16 July 2018
Click onto image to enlarge. Let me know your response to this collage. Prints are available upon request.
Photography can capture what we often miss as we gaze at nature’s progeny. Elements of genius and innovation abound in the natural world. An example is artistic and often abstract qualities, qualities that stir the imagination.
It’s not new for photographers to use their lens to capture the abstract, to show its phenomenal non-objective representation of what resides within the frame or beyond. It’s a subject that has been documented for as long as the camera has existed. The amorphous is found in sway or calm of water, ever-moving and mysterious sky, waves or silence of meadows, close-up of a butterfly’s wing, designs and patterns in feathers and fur—really throughout the entire natural world.
While Mother nature’s designs mirror the real and the imagined, I found myself steeped in how she carves shapes and impressions, which conjures twists of what we perceive as objective and subjective and non-objective.
When one has an intention to create a concept such as an abstraction, it can take many experiments as well as a thoughtful approach. And there is always the lessons revealed by the act and process of flow: allowing oneself to be in the moment and experience it rather than create a plan, which is my preferred modus operandi. Get an idea and let it fly with its own velocity.
And so I went on a search during the midday, intense light to watch its effects upon summer’s bounty. I felt the challenge of serendipitous discovery even in the face of the harsh sun. But large elephant leaves became the perfect canvas for the abstract. They were the foil for my hopes.
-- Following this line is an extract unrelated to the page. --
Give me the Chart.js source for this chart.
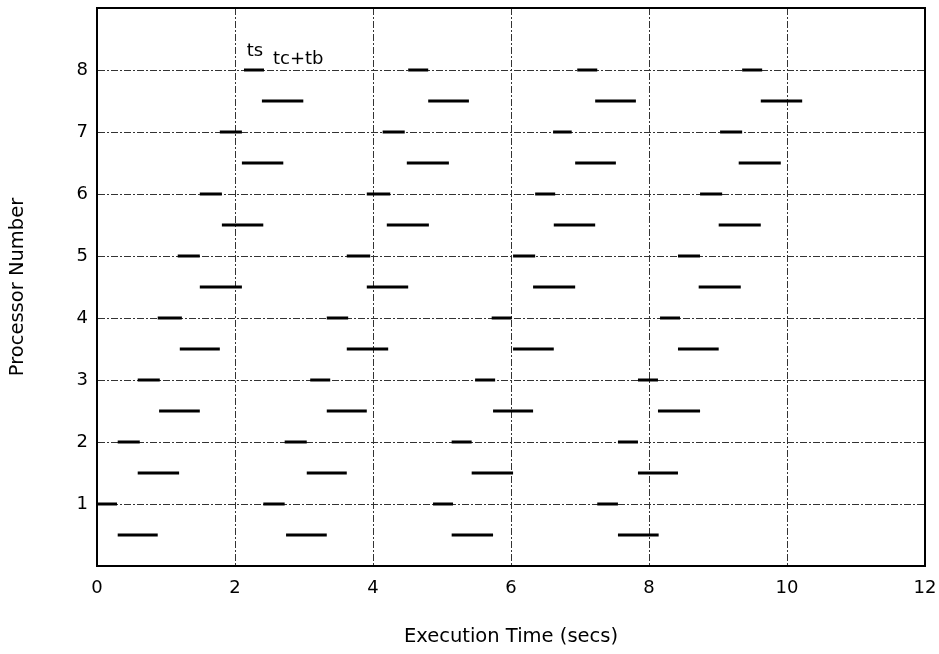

In the Lens section are the results of this mental and physical journey, taken in the heat of a summery day and producing a treasure trove of light to bathe through my discovery: the razor-thin mammoth leaves. Their emerald skins danced in the gentle breeze, defying girth and length. They flapped in the breeze and caught beams of lights, reminding me of fans cooling the air as they moved back and forth and curled in the scope of their size.
I was compelled to show the way the light created formless shapes and contrast of simple colors, uniting what we think we know with the unknown. The abstract became and is a stellar teacher of what is often right in front of us to discover.
Sometimes an article, which focuses on the tangible and intangible elements about the gardening life, will bring a calm and clarity. It says what I feel, yet articulates it differently than I would. But its meaning parallels mine in small and larger ways.
Huma Yasin wrote such an essay, “I’ll Be Out in the Garden, De-Stressing,” that appeared in The New York Times last Thursday. Here is a quote and a link to the entire article.
“We watch over our garden, hoping for the best. There are no guarantees. A freeze or drought arrives and the harvest suffers. This year, the heat and lack of rain have significantly affected our yield. Yet even when everything seems to have gone wrong, the harvest is plentiful. The same is true for the human experience. There are phases of life when despite our best efforts, everything seems to go awry. And then there are times when even in the absence of any exertion, things fall into place.”